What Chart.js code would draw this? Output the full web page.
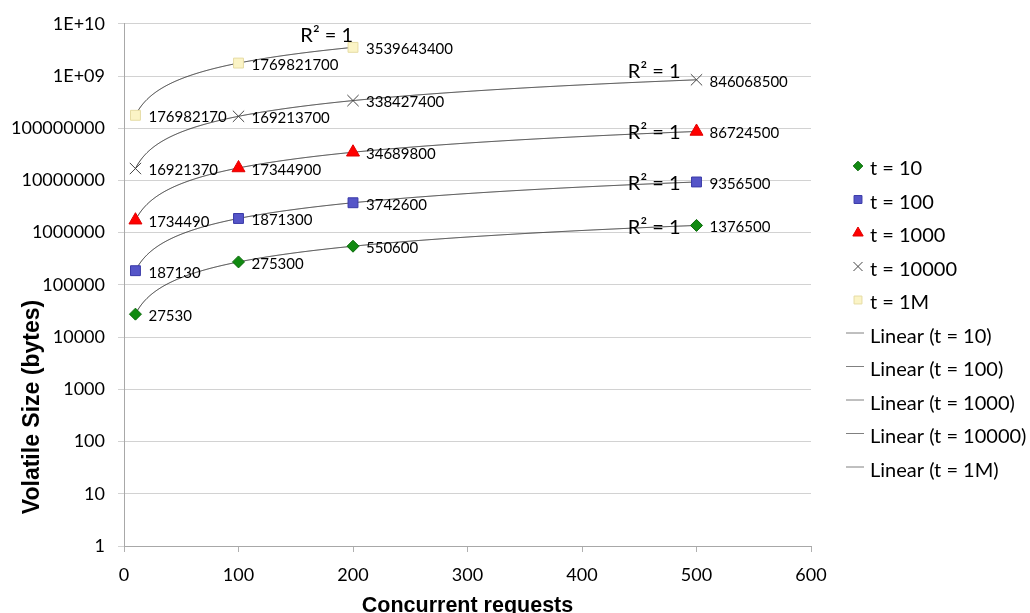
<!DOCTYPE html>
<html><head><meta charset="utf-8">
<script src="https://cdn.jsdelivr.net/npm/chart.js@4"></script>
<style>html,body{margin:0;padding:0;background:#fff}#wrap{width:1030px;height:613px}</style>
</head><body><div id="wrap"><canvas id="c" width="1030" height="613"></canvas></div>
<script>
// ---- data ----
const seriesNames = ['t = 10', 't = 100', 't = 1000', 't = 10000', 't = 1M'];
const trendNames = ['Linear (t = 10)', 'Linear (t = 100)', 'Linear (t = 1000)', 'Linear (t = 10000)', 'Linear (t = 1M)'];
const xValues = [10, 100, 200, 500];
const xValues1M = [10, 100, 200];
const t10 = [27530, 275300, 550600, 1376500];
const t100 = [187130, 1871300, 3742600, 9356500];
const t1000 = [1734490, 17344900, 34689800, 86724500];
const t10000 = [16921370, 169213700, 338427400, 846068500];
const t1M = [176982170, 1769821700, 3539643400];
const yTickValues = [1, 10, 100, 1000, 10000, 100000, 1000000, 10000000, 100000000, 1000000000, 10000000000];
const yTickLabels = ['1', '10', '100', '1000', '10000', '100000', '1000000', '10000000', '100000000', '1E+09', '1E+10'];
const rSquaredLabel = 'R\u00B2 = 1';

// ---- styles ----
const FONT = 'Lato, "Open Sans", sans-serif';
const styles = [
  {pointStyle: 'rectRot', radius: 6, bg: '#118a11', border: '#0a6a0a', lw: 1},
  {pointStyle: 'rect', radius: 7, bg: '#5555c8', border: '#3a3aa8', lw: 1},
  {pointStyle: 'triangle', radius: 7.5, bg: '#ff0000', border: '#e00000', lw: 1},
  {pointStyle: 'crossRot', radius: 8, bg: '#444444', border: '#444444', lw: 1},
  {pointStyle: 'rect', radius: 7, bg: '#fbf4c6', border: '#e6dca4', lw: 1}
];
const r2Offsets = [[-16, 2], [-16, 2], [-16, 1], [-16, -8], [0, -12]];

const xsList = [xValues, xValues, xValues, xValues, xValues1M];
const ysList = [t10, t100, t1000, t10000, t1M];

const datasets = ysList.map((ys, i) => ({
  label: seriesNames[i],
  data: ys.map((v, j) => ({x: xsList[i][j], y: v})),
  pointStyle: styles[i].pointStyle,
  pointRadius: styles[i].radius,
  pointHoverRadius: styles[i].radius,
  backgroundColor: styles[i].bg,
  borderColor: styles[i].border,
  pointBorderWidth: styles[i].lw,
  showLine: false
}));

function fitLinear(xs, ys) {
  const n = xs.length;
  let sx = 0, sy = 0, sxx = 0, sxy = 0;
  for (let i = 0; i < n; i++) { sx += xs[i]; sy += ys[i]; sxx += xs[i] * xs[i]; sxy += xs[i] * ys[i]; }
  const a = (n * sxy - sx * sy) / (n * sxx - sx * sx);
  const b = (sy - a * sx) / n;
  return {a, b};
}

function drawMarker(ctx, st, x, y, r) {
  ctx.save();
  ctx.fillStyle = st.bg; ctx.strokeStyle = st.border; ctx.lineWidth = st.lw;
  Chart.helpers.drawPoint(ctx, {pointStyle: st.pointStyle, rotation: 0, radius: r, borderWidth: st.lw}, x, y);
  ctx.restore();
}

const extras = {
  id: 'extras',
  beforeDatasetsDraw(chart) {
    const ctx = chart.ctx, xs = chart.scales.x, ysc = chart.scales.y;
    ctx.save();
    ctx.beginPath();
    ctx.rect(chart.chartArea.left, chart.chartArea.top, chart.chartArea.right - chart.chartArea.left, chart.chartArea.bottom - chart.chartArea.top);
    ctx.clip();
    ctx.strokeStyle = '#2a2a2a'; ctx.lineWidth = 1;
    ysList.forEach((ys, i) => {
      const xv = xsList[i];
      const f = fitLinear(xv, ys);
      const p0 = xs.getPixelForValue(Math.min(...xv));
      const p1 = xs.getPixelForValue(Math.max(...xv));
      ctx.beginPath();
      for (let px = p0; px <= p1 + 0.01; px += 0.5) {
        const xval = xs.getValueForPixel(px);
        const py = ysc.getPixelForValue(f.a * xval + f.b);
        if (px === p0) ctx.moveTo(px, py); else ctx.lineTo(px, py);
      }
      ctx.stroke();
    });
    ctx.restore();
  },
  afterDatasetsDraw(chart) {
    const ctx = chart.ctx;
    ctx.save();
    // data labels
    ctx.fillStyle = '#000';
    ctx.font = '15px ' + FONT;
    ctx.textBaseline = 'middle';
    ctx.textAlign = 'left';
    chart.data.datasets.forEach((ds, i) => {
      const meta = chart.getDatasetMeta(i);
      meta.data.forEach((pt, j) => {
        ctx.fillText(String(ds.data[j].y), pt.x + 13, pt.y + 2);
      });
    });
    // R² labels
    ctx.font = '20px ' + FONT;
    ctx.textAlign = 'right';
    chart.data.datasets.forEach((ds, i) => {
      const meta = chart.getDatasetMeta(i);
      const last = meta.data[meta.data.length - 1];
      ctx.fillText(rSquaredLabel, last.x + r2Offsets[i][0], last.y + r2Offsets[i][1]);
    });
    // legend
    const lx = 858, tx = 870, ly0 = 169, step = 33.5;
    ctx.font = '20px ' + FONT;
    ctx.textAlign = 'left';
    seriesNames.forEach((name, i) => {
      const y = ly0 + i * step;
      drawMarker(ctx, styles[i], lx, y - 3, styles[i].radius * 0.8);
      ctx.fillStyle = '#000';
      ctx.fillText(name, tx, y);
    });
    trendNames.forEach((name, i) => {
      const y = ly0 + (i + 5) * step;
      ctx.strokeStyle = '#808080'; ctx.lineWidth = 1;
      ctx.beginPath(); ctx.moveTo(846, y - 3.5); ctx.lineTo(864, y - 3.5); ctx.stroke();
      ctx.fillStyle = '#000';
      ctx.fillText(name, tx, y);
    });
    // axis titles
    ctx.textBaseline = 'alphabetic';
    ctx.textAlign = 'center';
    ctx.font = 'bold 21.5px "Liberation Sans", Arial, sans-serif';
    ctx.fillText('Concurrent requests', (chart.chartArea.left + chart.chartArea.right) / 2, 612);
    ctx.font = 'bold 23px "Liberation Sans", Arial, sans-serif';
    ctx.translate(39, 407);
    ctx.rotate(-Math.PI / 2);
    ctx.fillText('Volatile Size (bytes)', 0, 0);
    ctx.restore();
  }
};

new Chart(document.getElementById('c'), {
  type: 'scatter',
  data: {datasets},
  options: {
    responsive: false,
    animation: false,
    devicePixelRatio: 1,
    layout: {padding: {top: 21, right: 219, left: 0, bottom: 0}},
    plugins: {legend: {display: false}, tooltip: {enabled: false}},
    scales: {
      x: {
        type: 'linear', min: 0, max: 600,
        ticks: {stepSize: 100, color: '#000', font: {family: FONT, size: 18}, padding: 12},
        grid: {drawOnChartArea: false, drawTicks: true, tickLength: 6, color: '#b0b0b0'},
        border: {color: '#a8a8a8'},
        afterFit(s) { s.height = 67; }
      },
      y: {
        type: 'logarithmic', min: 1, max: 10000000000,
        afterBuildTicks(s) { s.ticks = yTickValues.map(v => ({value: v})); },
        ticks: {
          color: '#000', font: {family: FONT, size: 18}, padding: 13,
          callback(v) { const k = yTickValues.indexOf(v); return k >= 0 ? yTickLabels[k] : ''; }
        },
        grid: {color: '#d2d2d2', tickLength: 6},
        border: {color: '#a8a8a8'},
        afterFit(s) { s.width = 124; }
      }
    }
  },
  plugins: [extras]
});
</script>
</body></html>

[SET TASK] Your task is to restate word for word the lines from the top of the data to the line containing "const ysList = [t10, t100, t1000, t10000, t1M];", both ends included, with every picture left out.

[COMPLETE OUTPUT]
What Chart.js code would draw this? Output the full web page.
<!DOCTYPE html>
<html><head><meta charset="utf-8">
<script src="https://cdn.jsdelivr.net/npm/chart.js@4"></script>
<style>html,body{margin:0;padding:0;background:#fff}#wrap{width:1030px;height:613px}</style>
</head><body><div id="wrap"><canvas id="c" width="1030" height="613"></canvas></div>
<script>
// ---- data ----
const seriesNames = ['t = 10', 't = 100', 't = 1000', 't = 10000', 't = 1M'];
const trendNames = ['Linear (t = 10)', 'Linear (t = 100)', 'Linear (t = 1000)', 'Linear (t = 10000)', 'Linear (t = 1M)'];
const xValues = [10, 100, 200, 500];
const xValues1M = [10, 100, 200];
const t10 = [27530, 275300, 550600, 1376500];
const t100 = [187130, 1871300, 3742600, 9356500];
const t1000 = [1734490, 17344900, 34689800, 86724500];
const t10000 = [16921370, 169213700, 338427400, 846068500];
const t1M = [176982170, 1769821700, 3539643400];
const yTickValues = [1, 10, 100, 1000, 10000, 100000, 1000000, 10000000, 100000000, 1000000000, 10000000000];
const yTickLabels = ['1', '10', '100', '1000', '10000', '100000', '1000000', '10000000', '100000000', '1E+09', '1E+10'];
const rSquaredLabel = 'R\u00B2 = 1';

// ---- styles ----
const FONT = 'Lato, "Open Sans", sans-serif';
const styles = [
  {pointStyle: 'rectRot', radius: 6, bg: '#118a11', border: '#0a6a0a', lw: 1},
  {pointStyle: 'rect', radius: 7, bg: '#5555c8', border: '#3a3aa8', lw: 1},
  {pointStyle: 'triangle', radius: 7.5, bg: '#ff0000', border: '#e00000', lw: 1},
  {pointStyle: 'crossRot', radius: 8, bg: '#444444', border: '#444444', lw: 1},
  {pointStyle: 'rect', radius: 7, bg: '#fbf4c6', border: '#e6dca4', lw: 1}
];
const r2Offsets = [[-16, 2], [-16, 2], [-16, 1], [-16, -8], [0, -12]];

const xsList = [xValues, xValues, xValues, xValues, xValues1M];
const ysList = [t10, t100, t1000, t10000, t1M];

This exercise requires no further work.